> [What to work on]:
Extract, in full, the lines below, beginning at the first and ending with the line that contains "from bokeh.core.properties import value". Pictures do not belong in the copy.

═════ Data provided

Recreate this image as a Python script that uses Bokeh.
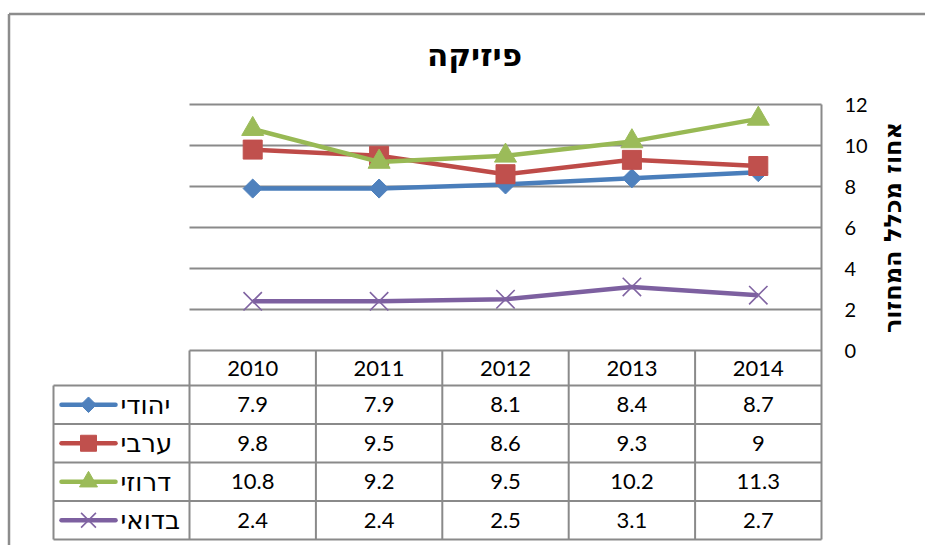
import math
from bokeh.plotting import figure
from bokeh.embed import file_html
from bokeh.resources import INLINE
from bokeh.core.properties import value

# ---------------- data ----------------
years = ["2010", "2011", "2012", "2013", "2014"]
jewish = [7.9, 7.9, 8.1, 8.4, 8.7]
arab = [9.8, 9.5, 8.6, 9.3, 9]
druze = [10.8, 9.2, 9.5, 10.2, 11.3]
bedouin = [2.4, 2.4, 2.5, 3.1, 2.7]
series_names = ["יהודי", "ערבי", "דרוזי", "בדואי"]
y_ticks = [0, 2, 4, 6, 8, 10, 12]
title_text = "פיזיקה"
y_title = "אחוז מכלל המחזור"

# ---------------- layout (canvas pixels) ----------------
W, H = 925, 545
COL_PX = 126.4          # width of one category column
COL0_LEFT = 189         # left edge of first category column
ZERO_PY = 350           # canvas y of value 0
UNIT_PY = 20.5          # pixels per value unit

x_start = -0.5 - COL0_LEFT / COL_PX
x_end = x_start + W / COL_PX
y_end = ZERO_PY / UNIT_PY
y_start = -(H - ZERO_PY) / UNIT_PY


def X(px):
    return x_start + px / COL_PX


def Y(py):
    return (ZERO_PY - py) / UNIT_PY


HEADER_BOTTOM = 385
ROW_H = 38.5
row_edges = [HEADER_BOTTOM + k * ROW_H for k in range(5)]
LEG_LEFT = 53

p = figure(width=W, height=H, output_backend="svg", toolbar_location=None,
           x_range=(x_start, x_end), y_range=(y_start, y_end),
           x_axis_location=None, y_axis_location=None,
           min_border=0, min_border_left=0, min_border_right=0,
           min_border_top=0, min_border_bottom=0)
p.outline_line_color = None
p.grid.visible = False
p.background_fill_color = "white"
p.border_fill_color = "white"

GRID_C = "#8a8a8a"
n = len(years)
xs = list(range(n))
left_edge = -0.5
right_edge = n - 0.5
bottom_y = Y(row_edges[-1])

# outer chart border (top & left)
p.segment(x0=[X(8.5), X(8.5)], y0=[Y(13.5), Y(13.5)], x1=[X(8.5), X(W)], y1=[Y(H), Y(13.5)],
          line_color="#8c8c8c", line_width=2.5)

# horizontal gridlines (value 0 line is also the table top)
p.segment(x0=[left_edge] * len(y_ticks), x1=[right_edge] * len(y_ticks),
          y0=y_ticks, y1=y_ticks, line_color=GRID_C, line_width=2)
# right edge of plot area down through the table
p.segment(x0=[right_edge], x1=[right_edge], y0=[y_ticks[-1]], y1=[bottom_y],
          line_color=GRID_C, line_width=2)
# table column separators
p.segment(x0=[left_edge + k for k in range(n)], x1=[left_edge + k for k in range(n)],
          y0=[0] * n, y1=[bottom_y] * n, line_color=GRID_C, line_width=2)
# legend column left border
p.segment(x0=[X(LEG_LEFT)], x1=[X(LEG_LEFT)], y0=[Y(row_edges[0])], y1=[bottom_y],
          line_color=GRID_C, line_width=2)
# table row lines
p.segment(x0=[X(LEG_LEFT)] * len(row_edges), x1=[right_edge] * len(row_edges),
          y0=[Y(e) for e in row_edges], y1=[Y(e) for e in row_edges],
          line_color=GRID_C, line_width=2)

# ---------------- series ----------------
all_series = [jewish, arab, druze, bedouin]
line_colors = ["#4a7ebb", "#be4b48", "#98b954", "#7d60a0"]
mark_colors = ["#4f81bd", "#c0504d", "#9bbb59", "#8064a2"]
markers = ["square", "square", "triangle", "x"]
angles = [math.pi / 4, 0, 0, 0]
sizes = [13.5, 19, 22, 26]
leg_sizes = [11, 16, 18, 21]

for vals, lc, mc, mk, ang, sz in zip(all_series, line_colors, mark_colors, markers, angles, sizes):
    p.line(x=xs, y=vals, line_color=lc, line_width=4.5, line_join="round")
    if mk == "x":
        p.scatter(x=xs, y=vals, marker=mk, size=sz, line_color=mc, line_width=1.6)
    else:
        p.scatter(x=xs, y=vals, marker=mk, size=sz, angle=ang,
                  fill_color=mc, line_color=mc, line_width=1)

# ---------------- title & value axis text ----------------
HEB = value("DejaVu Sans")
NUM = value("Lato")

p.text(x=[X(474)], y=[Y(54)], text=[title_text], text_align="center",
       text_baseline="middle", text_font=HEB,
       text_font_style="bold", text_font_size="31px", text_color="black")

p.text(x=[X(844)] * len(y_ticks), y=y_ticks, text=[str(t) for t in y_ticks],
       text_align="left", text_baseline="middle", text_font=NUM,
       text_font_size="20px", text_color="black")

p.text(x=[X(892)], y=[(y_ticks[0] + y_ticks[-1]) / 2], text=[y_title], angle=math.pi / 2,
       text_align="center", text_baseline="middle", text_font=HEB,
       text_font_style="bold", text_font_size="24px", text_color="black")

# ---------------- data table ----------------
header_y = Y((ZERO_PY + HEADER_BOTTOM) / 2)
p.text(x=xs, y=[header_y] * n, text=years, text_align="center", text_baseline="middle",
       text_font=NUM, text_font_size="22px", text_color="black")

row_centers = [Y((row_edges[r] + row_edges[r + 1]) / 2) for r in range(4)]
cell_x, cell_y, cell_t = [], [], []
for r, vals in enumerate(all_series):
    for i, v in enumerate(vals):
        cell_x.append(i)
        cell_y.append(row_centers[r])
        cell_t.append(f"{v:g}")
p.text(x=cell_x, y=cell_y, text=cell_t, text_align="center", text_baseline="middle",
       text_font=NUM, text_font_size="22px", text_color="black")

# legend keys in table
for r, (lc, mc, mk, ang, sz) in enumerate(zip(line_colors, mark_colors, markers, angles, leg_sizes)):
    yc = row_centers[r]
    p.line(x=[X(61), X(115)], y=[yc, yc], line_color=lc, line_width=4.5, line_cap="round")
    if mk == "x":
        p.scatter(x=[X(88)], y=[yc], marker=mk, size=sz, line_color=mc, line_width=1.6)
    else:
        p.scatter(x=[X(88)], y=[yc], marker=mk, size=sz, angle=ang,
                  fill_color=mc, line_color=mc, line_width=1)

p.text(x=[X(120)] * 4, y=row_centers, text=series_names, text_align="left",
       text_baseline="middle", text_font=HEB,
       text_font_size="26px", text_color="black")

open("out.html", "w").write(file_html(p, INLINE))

══════════

> [Full solution]:
Recreate this image as a Python script that uses Bokeh.
import math
from bokeh.plotting import figure
from bokeh.embed import file_html
from bokeh.resources import INLINE
from bokeh.core.properties import value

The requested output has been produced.